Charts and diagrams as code
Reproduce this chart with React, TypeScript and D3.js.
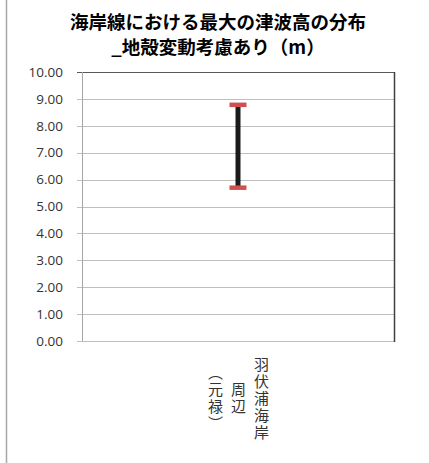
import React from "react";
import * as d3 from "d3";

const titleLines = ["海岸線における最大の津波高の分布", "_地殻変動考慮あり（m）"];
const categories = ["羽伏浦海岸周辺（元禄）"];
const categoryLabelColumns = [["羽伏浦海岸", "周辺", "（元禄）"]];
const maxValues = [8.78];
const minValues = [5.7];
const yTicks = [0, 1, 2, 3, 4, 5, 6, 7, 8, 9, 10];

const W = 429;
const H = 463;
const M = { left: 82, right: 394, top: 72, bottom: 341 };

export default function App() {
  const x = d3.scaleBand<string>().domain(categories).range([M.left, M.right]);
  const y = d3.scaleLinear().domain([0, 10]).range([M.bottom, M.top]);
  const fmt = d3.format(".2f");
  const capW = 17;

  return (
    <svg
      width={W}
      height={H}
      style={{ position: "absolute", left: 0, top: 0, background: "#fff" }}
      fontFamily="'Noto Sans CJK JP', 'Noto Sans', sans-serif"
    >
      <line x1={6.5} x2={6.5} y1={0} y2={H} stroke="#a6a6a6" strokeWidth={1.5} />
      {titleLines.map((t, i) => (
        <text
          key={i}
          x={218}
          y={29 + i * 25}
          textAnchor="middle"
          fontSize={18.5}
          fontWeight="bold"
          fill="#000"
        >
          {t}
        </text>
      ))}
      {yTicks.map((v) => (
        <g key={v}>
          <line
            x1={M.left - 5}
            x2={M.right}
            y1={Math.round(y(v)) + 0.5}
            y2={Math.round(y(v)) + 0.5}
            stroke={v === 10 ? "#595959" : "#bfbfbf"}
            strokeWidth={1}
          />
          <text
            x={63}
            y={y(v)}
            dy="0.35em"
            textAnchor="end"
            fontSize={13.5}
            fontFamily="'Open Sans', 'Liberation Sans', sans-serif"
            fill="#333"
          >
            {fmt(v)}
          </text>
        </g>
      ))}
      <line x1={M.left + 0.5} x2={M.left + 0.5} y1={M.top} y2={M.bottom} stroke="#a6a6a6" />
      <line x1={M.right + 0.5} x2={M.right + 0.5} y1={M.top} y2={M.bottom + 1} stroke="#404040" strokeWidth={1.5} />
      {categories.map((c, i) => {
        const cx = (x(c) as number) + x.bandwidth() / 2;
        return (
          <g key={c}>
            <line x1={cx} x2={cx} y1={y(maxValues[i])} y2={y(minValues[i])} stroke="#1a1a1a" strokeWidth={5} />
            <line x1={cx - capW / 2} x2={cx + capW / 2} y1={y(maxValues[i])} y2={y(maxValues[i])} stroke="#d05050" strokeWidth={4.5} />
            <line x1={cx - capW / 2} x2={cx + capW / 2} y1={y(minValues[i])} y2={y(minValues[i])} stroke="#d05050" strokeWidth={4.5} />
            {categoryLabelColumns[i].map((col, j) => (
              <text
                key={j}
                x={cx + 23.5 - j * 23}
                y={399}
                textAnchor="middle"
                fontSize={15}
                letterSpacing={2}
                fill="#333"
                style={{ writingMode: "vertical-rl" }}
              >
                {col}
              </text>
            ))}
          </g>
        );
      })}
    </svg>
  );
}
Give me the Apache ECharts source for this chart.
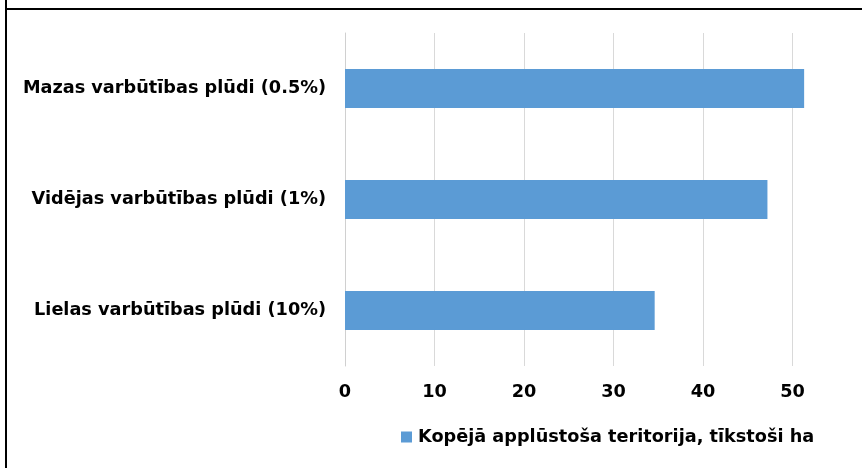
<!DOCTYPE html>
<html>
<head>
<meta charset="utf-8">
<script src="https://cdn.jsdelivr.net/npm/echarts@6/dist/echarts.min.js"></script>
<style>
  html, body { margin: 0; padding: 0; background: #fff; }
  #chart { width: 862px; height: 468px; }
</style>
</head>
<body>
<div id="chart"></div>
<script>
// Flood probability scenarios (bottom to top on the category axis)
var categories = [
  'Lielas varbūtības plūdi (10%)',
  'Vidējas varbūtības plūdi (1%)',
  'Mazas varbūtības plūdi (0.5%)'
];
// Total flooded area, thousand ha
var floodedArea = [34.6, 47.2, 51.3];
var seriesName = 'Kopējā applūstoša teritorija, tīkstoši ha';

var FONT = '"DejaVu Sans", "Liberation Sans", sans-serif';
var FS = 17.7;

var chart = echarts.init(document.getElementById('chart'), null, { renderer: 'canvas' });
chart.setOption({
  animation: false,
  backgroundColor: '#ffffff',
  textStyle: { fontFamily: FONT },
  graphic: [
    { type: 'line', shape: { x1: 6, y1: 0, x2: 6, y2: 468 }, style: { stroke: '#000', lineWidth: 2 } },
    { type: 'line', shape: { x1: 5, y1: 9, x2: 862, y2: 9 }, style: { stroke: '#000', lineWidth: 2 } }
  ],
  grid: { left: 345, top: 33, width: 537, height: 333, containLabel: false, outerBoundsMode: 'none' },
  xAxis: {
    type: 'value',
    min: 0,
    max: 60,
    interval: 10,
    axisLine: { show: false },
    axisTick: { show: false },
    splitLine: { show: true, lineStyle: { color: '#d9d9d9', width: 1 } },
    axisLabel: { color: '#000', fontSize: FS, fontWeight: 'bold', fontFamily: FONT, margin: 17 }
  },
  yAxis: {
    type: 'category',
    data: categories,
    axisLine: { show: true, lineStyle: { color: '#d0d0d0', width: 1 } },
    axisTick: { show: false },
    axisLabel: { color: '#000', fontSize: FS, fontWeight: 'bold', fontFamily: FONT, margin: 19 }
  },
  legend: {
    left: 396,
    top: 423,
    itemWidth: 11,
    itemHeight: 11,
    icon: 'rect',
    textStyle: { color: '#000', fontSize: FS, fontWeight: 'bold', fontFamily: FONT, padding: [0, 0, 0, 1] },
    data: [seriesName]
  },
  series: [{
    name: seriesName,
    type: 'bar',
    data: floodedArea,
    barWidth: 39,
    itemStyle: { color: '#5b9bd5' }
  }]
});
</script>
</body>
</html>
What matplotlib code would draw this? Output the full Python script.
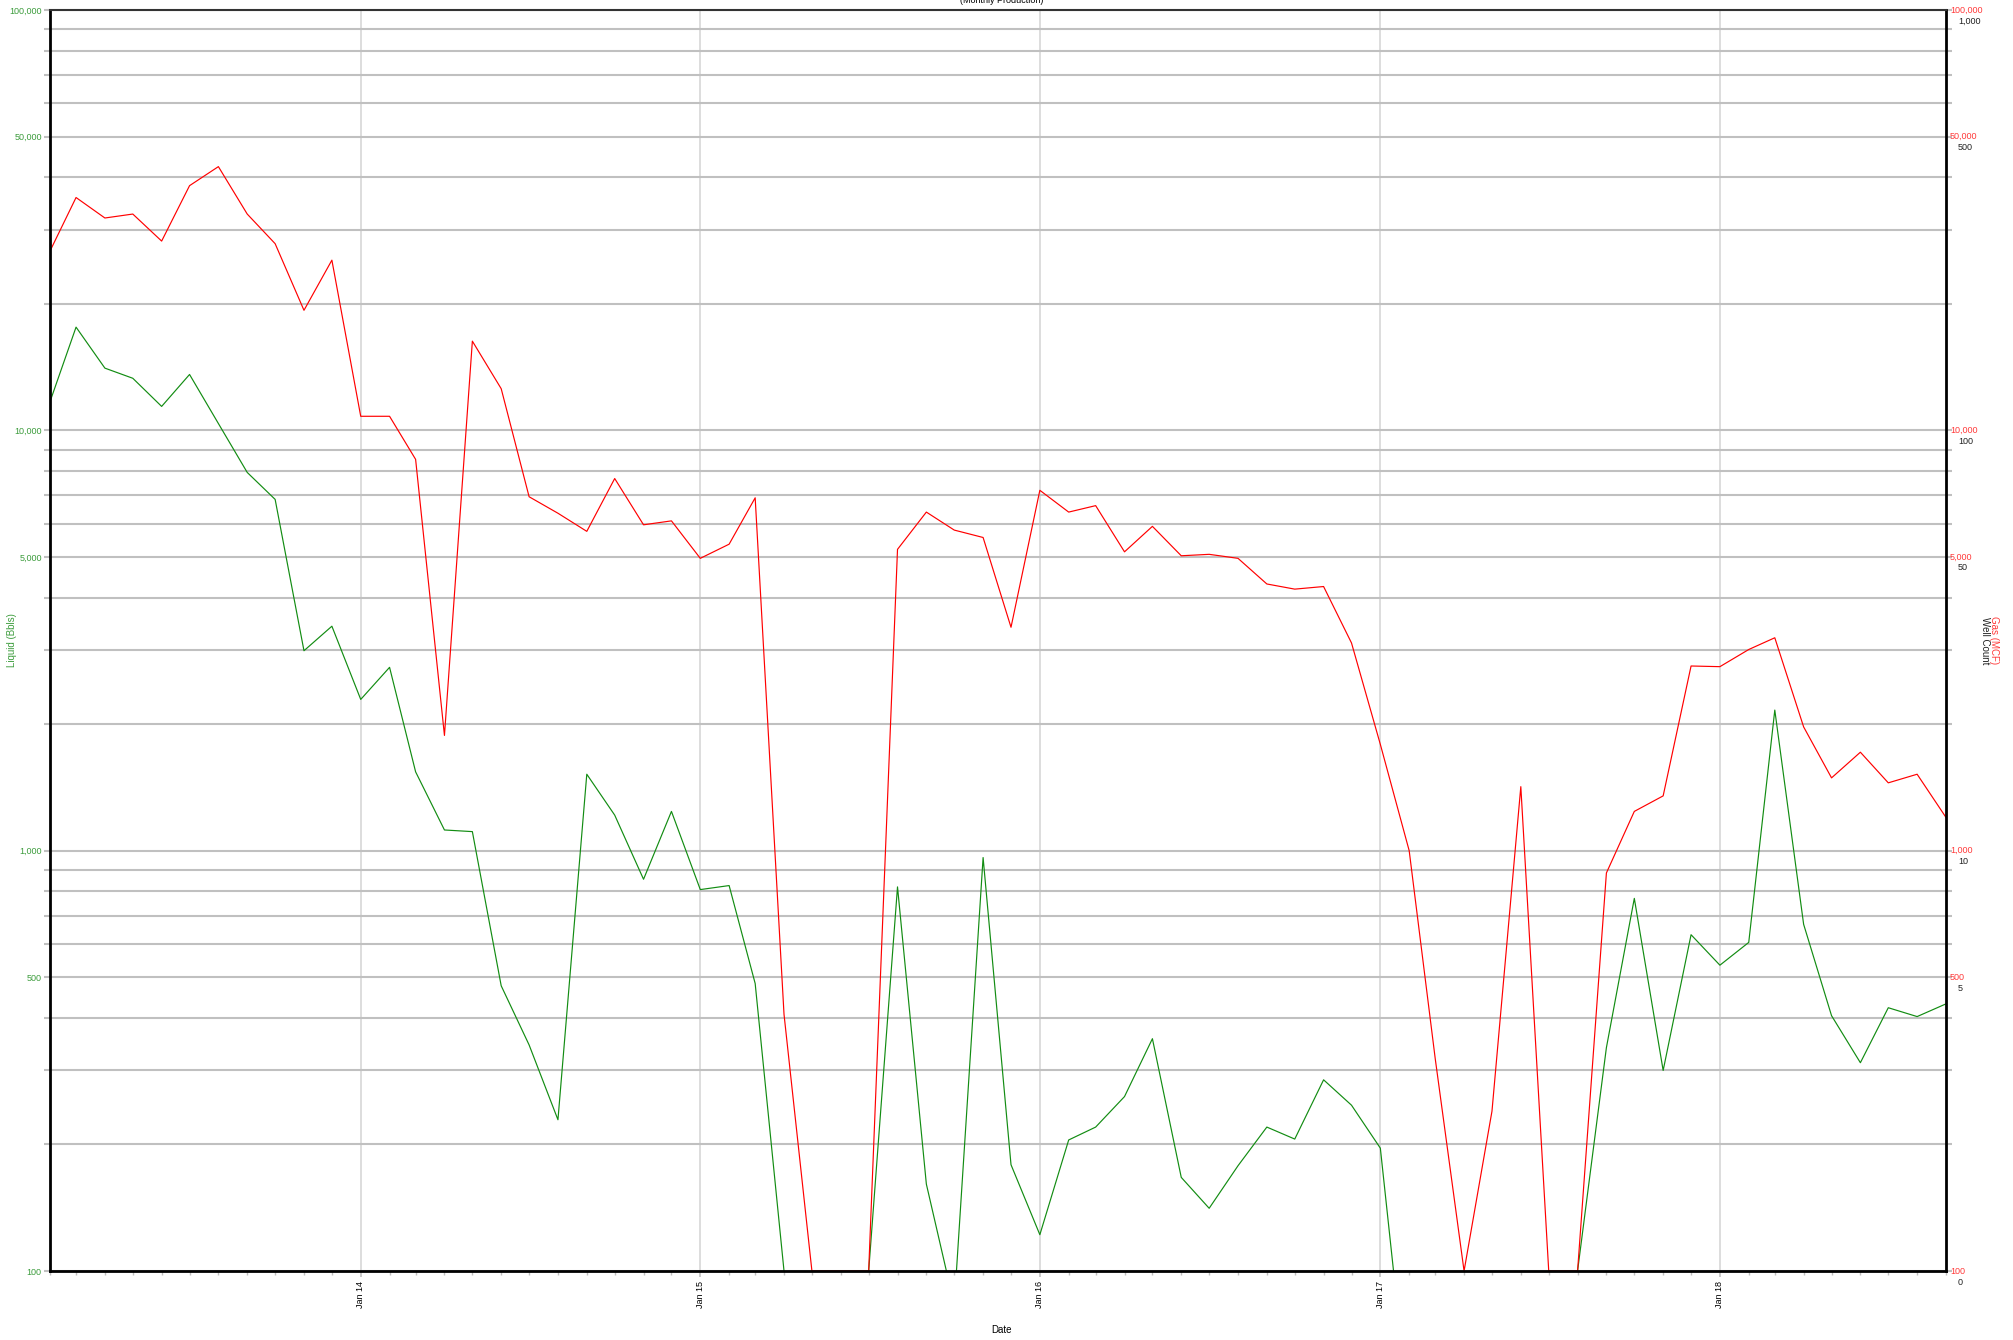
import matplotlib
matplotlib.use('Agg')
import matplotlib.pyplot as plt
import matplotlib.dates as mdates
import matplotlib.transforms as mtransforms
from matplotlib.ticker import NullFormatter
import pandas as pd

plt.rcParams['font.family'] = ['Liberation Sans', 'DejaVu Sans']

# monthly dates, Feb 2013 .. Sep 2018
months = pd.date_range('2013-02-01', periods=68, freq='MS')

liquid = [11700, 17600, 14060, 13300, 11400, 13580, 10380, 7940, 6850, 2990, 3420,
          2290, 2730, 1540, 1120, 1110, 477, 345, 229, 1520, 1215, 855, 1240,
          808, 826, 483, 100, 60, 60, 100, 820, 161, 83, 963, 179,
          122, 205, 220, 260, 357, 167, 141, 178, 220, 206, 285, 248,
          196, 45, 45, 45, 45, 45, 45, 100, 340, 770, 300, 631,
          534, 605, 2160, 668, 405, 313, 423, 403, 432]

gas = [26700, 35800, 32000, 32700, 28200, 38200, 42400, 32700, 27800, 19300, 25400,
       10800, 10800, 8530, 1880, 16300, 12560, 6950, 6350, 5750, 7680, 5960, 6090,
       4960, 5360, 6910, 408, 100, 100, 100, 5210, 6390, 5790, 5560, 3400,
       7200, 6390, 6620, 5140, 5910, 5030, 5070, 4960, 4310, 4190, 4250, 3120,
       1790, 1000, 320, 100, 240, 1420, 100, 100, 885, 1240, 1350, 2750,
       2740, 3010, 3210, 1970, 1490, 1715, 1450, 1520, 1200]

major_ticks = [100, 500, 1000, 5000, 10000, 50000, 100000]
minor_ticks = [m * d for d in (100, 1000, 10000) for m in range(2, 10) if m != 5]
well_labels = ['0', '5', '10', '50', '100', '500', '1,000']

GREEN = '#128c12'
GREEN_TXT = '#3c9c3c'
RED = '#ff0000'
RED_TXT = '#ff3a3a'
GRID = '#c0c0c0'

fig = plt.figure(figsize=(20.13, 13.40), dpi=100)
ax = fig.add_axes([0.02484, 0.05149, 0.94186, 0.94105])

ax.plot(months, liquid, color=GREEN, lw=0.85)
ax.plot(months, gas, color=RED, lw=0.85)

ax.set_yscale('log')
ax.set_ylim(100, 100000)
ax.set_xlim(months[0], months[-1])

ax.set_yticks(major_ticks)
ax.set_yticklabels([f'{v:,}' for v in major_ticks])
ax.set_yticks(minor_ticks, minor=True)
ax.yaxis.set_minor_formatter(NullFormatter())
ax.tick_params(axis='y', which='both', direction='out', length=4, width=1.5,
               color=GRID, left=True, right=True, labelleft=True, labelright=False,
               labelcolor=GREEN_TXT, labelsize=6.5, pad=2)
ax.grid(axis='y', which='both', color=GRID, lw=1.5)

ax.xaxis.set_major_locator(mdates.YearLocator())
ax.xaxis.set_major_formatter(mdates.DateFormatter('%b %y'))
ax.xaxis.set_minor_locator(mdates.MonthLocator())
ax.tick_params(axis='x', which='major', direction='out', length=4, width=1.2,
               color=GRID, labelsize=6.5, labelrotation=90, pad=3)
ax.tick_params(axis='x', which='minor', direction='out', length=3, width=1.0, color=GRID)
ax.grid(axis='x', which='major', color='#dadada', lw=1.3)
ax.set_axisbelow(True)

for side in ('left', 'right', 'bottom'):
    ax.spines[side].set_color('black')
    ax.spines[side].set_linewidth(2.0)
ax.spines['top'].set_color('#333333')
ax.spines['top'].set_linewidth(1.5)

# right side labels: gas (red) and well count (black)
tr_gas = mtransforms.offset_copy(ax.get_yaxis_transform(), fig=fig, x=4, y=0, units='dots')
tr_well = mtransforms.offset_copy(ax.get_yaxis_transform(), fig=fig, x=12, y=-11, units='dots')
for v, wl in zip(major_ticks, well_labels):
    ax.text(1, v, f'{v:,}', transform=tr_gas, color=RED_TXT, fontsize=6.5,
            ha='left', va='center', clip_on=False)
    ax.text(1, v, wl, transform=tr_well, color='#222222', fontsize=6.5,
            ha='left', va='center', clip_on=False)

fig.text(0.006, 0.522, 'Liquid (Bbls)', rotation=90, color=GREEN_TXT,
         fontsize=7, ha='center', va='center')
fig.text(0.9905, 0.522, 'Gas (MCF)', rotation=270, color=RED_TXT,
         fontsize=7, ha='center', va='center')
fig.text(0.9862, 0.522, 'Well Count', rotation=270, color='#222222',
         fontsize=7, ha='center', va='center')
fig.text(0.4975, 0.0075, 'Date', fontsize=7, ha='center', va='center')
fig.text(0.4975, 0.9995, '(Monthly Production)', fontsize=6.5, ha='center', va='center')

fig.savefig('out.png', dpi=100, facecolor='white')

▶ **STATED TASK**
Leave out any pictures and return exactly the lines from the beginning of the data through the line with "const capW = 17;", inclusive.

▶ **ANSWER TO THIS PROBLEM**
Reproduce this chart with React, TypeScript and D3.js.
import React from "react";
import * as d3 from "d3";

const titleLines = ["海岸線における最大の津波高の分布", "_地殻変動考慮あり（m）"];
const categories = ["羽伏浦海岸周辺（元禄）"];
const categoryLabelColumns = [["羽伏浦海岸", "周辺", "（元禄）"]];
const maxValues = [8.78];
const minValues = [5.7];
const yTicks = [0, 1, 2, 3, 4, 5, 6, 7, 8, 9, 10];

const W = 429;
const H = 463;
const M = { left: 82, right: 394, top: 72, bottom: 341 };

export default function App() {
  const x = d3.scaleBand<string>().domain(categories).range([M.left, M.right]);
  const y = d3.scaleLinear().domain([0, 10]).range([M.bottom, M.top]);
  const fmt = d3.format(".2f");
  const capW = 17;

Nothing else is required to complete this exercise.